Home / World / Africa

S Africa needs prison torture laws

Agencies | Updated: 2011-11-30 21:53

CAPE TOWN,South Africa - South Africa urgently needs laws that criminalise torture in its penal system if it is to prevent the type of abuses the country was chastised for by the United Nations Human Rights Committee, prison activists said on Wednesday.

Chronic overcrowding, an entrenched gang culture and under-staffing in South Africa's 241 prisons has made the transformation of its correctional system a difficult task, as it tries to move away from an apartheid-era characterised by retributive justice to one focussing on rehabilitation.

"Having a crime of torture would assist authorities to recognise acts of torture and to initiate proper investigation of torture with the diligence, impartiality and competence that is required by international law," said Amanda Dissel, local delegate of Geneva-based Association for the Prevention of Torture at parliamentary hearings.

Currently the Correctional Services Act does not refer directly to a prohibition on torture or ill treatment, and guards may use minimum force to quell violence or subdue trouble-makers.

Mechanical restraints and segregation of prisoners are also allowed as long as certain provisions are followed.

But the use of various pieces of equipment in prisons came under fire from anti-torture activists, who want to see a ban on electro-shock belts, stun shields, stun batons and leg irons.

"The use of this equipment runs contrary to international norms and standards and has no place in modern-day correctional institutions," the Institute for Security Studies said in a written submission.

MOST PRISONERS IN AFRICA

Some of the devices, such as the electro-shock belt, can deliver a shock of up to 50,000 volts and cause seizures and heartbeat irregularities, the Institute said.

South Africa, which at the end of March this year held 160,545 prisoners and ranked number one on the continent for having the most people behind bars, was found to have violated international statutes after a prisoner lodged a complaint following an incident in 2005 at a maximum security prison.

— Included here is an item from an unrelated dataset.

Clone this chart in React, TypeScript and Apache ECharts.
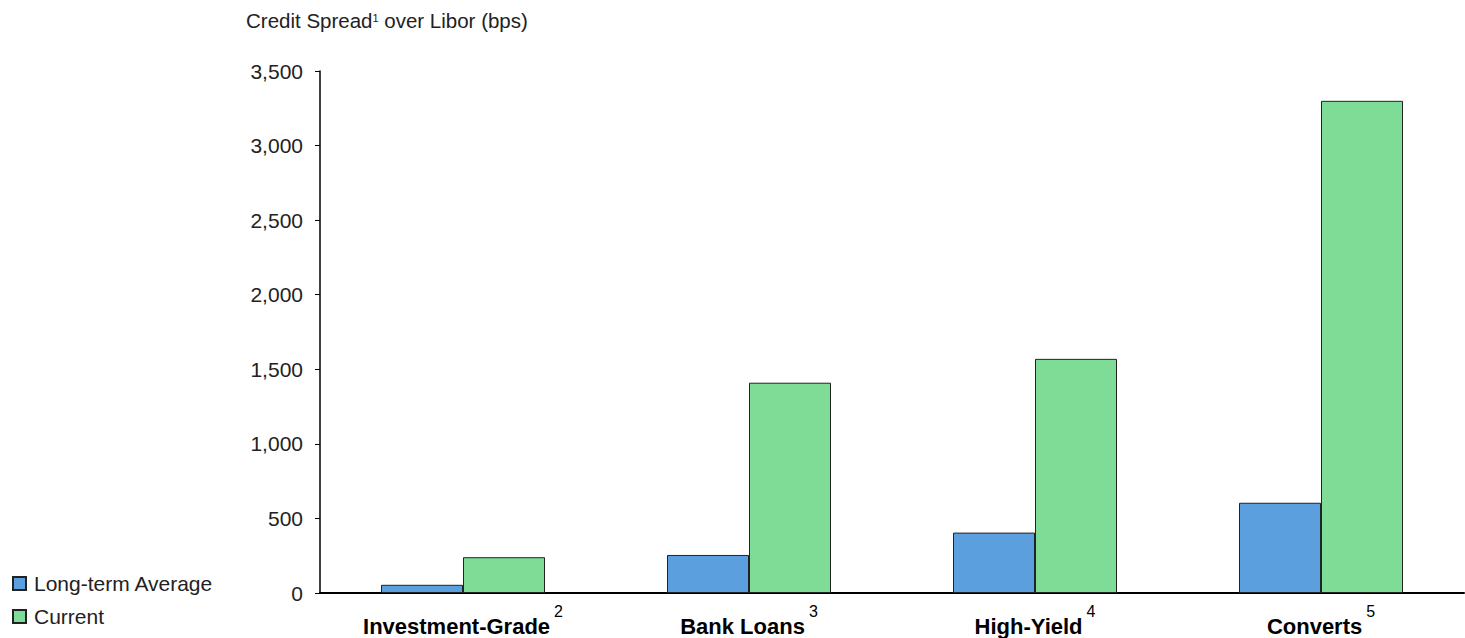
import React, { useEffect, useRef } from "react";
import * as echarts from "echarts";

const categories = ["Investment-Grade", "Bank Loans", "High-Yield", "Converts"];
const footnotes = ["2", "3", "4", "5"];
const longTermAverage = [55, 255, 405, 605];
const current = [240, 1410, 1570, 3300];
const yTicks = [0, 500, 1000, 1500, 2000, 2500, 3000, 3500];

export default function App() {
  const ref = useRef<HTMLDivElement>(null);
  useEffect(() => {
    document.body.style.margin = "0";
    const chart = echarts.init(ref.current!, null, { renderer: "svg" });
    const font = "'Liberation Sans', Arial, sans-serif";
    chart.setOption({
      animation: false,
      textStyle: { fontFamily: font },
      title: {
        text: "Credit Spread{s|1} over Libor (bps)",
        left: 241,
        top: 5,
        textStyle: {
          fontSize: 20.5,
          fontWeight: "normal",
          color: "#222",
          fontFamily: font,
          rich: { s: { fontSize: 11, color: "#222", padding: [0, 0, 6, 0], fontFamily: font } },
        },
      },
      legend: {
        orient: "vertical",
        left: 7,
        top: 568,
        itemWidth: 13,
        itemHeight: 13,
        itemGap: 12,
        icon: "rect",
        textStyle: { fontSize: 21, color: "#222", fontFamily: font, padding: [0, 0, 0, 3] },
        data: ["Long-term Average", "Current"],
      },
      grid: { left: 320, top: 71, width: 1144, height: 522, containLabel: false },
      xAxis: {
        type: "category",
        data: categories,
        axisLine: { lineStyle: { color: "#000", width: 2 } },
        axisTick: { show: false },
        axisLabel: {
          interval: 0,
          margin: 10,
          formatter: (v: string, i: number) => `{b|${v}}{s|${footnotes[i]}}`,
          rich: {
            b: { fontSize: 22, fontWeight: "bold", color: "#000", fontFamily: font },
            s: { fontSize: 16, color: "#000", padding: [0, 0, 30, 4], fontFamily: font },
          },
        },
      },
      yAxis: {
        type: "value",
        min: 0,
        max: 3500,
        interval: 500,
        axisLine: { show: true, lineStyle: { color: "#000", width: 1.5 } },
        axisTick: { show: true, inside: false, length: 5, lineStyle: { color: "#000" } },
        splitLine: { show: false },
        axisLabel: {
          fontSize: 21,
          color: "#222",
          margin: 17,
          formatter: (v: number) => (yTicks.includes(v) ? v.toLocaleString("en-US") : ""),
        },
      },
      series: [
        {
          name: "Long-term Average",
          type: "bar",
          data: longTermAverage,
          barWidth: 82,
          barGap: "0%",
          itemStyle: { color: "#5B9FDE", borderColor: "#222", borderWidth: 1 },
        },
        {
          name: "Current",
          type: "bar",
          data: current,
          barWidth: 82,
          barGap: "0%",
          itemStyle: { color: "#7EDC96", borderColor: "#222", borderWidth: 1 },
        },
      ],
    });
    return () => chart.dispose();
  }, []);
  return <div ref={ref} style={{ width: 1465, height: 638 }} />;
}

The testimony of Bradley McCallum, who filed the UNHRC complaint in 2008, makes for chilling reading and helped expose the treatment meted out at times in South African prisons.

"The warder then requested that (McCallum) remove his pants and forced him to the ground, which caused a dislocation of his jaw and his front teeth. In the corridor, there were about 40 to 50 warders in uniform... They beat inmates indiscriminately and demanded that they strip naked and lie on the wet floor...," McCallum wrote in his complaint.

In September and in response to the UNHRC's findings, the Department of Correctional Services said it would re-open an investigation against implicated officials.

According to the International Centre for Prison Studies, South Africa ranked No 9 globally for the number of people in jail, just behind Iran.

The Judicial Inspectorate for Correctional Services, a statutory body monitoring prisons in the country, said in its latest annual report that unnatural deaths had dropped to 48 from 55 last year but highlighted a worrying trend in the number of homicides implicating officials.

"The overall impression gained is that when officials beat prisoners to death, investigations are slow, disciplinary charges minor and criminal prosecutions unlikely. The net result is a culture of impunity," said a submission by the Civil Society Prison Reform Initiative.